The HTML5 language lets developers deliver in-the-browser experiences that previously required standalone apps or additional software like Java, Adobe’s (ADBE) Flash or Microsoft’s Silverlight. It supports lightning-fast video and geolocation services, offline tools and touch, among other bells and whistles.
The new standard for websites isn’t due to be complete until 2014, but websites including Google, Facebook, Youtube, Wikipedia and Twitter are already using it. If you’re not already using HTML5, here are some things you should know about it.
Future of the Web
“HTML5 is the future of the web and websites that doesnt take advantage of the newest web technologies will be able to create a better user experience, better development tools and allow for rich applications,” says Google Developer Advocate Seth Ladd. Indeed, HTML5 is already being used by eight of the top ten websites.
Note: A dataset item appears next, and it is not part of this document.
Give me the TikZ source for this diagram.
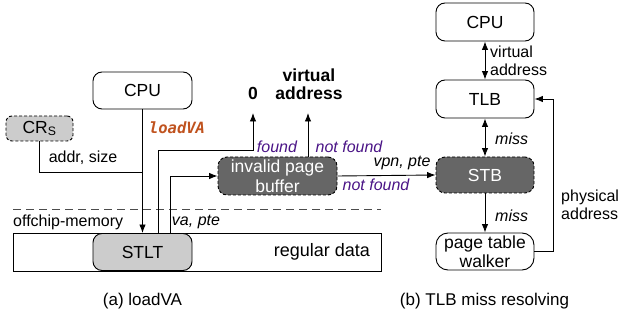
\documentclass[tikz,border=0pt]{standalone}
\usepackage{fontspec}
\setmainfont{Liberation Sans}
\newfontfamily\codefont{DejaVu Sans Mono}
\usetikzlibrary{arrows.meta}
\definecolor{lgray}{HTML}{CCCCCC}
\definecolor{dgray}{HTML}{666666}
\definecolor{lblpurple}{HTML}{4A1486}
\definecolor{vaorange}{HTML}{C0531F}
\begin{document}
\begin{tikzpicture}[x=1pt,y=-1pt,
  box/.style={draw, rounded corners=9pt, line width=0.9pt, minimum width=99pt, minimum height=37pt,
    inner sep=0pt, align=center, font=\fontsize{17.5}{19.5}\selectfont},
  dbox/.style={box, dash pattern=on 3pt off 2pt, fill=dgray, text=white},
  lbox/.style={box, fill=lgray},
  lbl/.style={inner sep=0pt, align=left, font=\fontsize{16}{18}\selectfont},
  ilbl/.style={lbl, font=\fontsize{16}{18}\selectfont\itshape},
  plbl/.style={ilbl, text=lblpurple},
  blbl/.style={inner sep=0pt, align=center, font=\fontsize{17.5}{18}\selectfont\bfseries},
  captxt/.style={inner sep=0pt, font=\fontsize{17}{19}\selectfont},
  ln/.style={draw, line width=0.9pt},
  arr/.style={ln, -{Latex[length=8.5pt,width=6.5pt]}},
  darr/.style={ln, {Latex[length=8.5pt,width=6.5pt]}-{Latex[length=8.5pt,width=6.5pt]}}
]
\useasboundingbox (0,0) rectangle (618,320);

% ---------- (a) loadVA ----------
\node[draw, line width=0.9pt, minimum width=368pt, minimum height=38pt, inner sep=0pt] (mem) at (197,252) {};
\node[lbox] (stlt) at (142.5,252) {STLT};
\node[inner sep=0pt, font=\fontsize{18}{20}\selectfont] (reg) at (322,252) {regular data};
\node[box] (cpuA) at (142.5,90.5) {CPU};
\node[lbox, dash pattern=on 3pt off 2pt, minimum width=67pt, minimum height=25pt, rounded corners=6pt] (crs) at (39.5,128.5) {CR\textsubscript{S}};
\node[dbox, minimum width=119pt, minimum height=38pt] (ipb) at (277.5,176) {invalid page\\buffer};

\node[blbl] (zero) at (253,93) {0};
\node[blbl] (vaddr) at (309,84) {virtual\\address};

\draw[ln, dash pattern=on 8pt off 5pt, draw=black!70] (13,209) coordinate (dl) -- (381,209) coordinate (dr);
\node[lbl, anchor=west] (off) at (13,222) {offchip-memory};

% connectors
\coordinate (j) at (142.5,172);
\draw[ln] (crs.south) |- (j);
\node[lbl] (as) at (83,158) {addr, size};
\draw[arr] (cpuA) -- (stlt);
\node[inner sep=0pt, text=vaorange, font=\codefont\bfseries\itshape\fontsize{15.5}{18}\selectfont] (lva) at (177,128) {loadVA};

\coordinate (f0) at (158,233);
\coordinate (f1) at (158,150);
\coordinate (f2) at (253,150);
\coordinate (f3) at (253,113);
\draw[arr] (f0) -- (f1) -- (f2) -- (f3);
\node[plbl] (fnd) at (277,147) {found};

\coordinate (g0) at (170,233);
\draw[arr] (g0) |- (ipb.west);
\node[ilbl] (vapte) at (196,222) {va, pte};

\coordinate (n0) at (308,157);
\coordinate (n1) at (308,113);
\draw[arr] (n0) -- (n1);
\node[plbl] (nf1) at (349,147) {not found};

% ---------- (b) TLB miss resolving ----------
\node[box, minimum width=98pt, minimum height=38pt] (cpuB) at (485,22) {CPU};
\node[box, minimum width=98pt, minimum height=38pt] (tlb) at (485,99) {TLB};
\node[dbox, minimum width=98pt, minimum height=36pt] (stb) at (485,175) {STB};
\node[box, minimum width=98pt, minimum height=37pt, rounded corners=12pt] (ptw) at (485,251.5) {page table\\walker};

\draw[arr] (ipb.east) -- (stb.west);
\node[ilbl] (vp) at (402,163) {vpn, pte};
\node[plbl] (nf2) at (376,185) {not found};

\draw[darr] (cpuB) -- (tlb);
\node[lbl, anchor=west] (va2) at (490,61) {virtual\\address};
\draw[darr] (tlb) -- (stb);
\node[ilbl, anchor=west] (m1) at (495,139) {miss};
\draw[arr] (stb) -- (ptw);
\node[ilbl, anchor=west] (m2) at (495,216) {miss};

\coordinate (p1) at (553,251.5);
\coordinate (p2) at (553,99);
\draw[arr] (ptw.east) -- (p1) -- (p2) -- (tlb.east);
\node[lbl, anchor=west] (pa) at (561,205) {physical\\address};

% captions
\node[captxt] (capa) at (142.5,301) {(a) loadVA};
\node[captxt] (capb) at (484.5,301) {(b) TLB miss resolving};
\end{tikzpicture}
\end{document}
A report by Strategy Analytics says sales of HTML5 compatible phones will reach a billion next year.
Makes Design Easier
The goal of HTML5 is to standardize all of the changes in technology and design of the last 15 years. A lot of the content that requires special add-on applications can be delivered with HTML5 alone. “HTML5 technologies ensure that various functionalities, such as video or 3-D graphics,” Ladd says, “will just work within any browser, regardless of the device they are being accessed on.”
Makes Development Faster
Adding content is a lot easier with HTML5. “The family of HTML5 features simplify web development because in many cases they put common functionality into the browser,” Ladd explains. You don’t need to use FLASH or other tools to embed video. HTML5 provides built in video support with the <video> tag. Most modern browsers already support HTML5 video, and sites like Youtube have begun supporting the <video> tag. Audio content is supported with the <audio> tag. The <canvas> element and SVG graphic support make significant improvements to graphical elements. “When you put common behavior into the browser, that means the developer needs to ship and write less code- which is always a good thing. “, says Ladd.
Already Working For Others
HTML5 isn’t scheduled to be officially ready until 2014. But, that hasn’t stopped saavy web developers from putting the language’s new features to use. In September of last year, 34 of the top 100 websites were using HTML5, according to a report by Binvisions. HTML5 covers features that have wide adoption as well as features that are very new and experimental,” Ladd says.
Creates Amazing Web Experiences
The tools HTML5 provides can create websites as beautiful as any you’ve ever seen. You may not need all the bells and whistles, but HTML5 can help you stand out in comparison to your competition. “Luckily, there are great online resources like caniuse.com,” says Ladd,” that help developers and businesses choose the subset of features that help them deliver fantastic experiences to the browsers that matter most to them. “And without the need for elaborate coding. Check out this fantastic gallery of HTML5 sites on Wix.com for examples of the power of HTML5. You can also get a great overview of HTML5 specifics at html5rocks.com.
In a fiercely competitive environment, you know you need any edge you can get. And HTML5 may be the best edge to come along in years.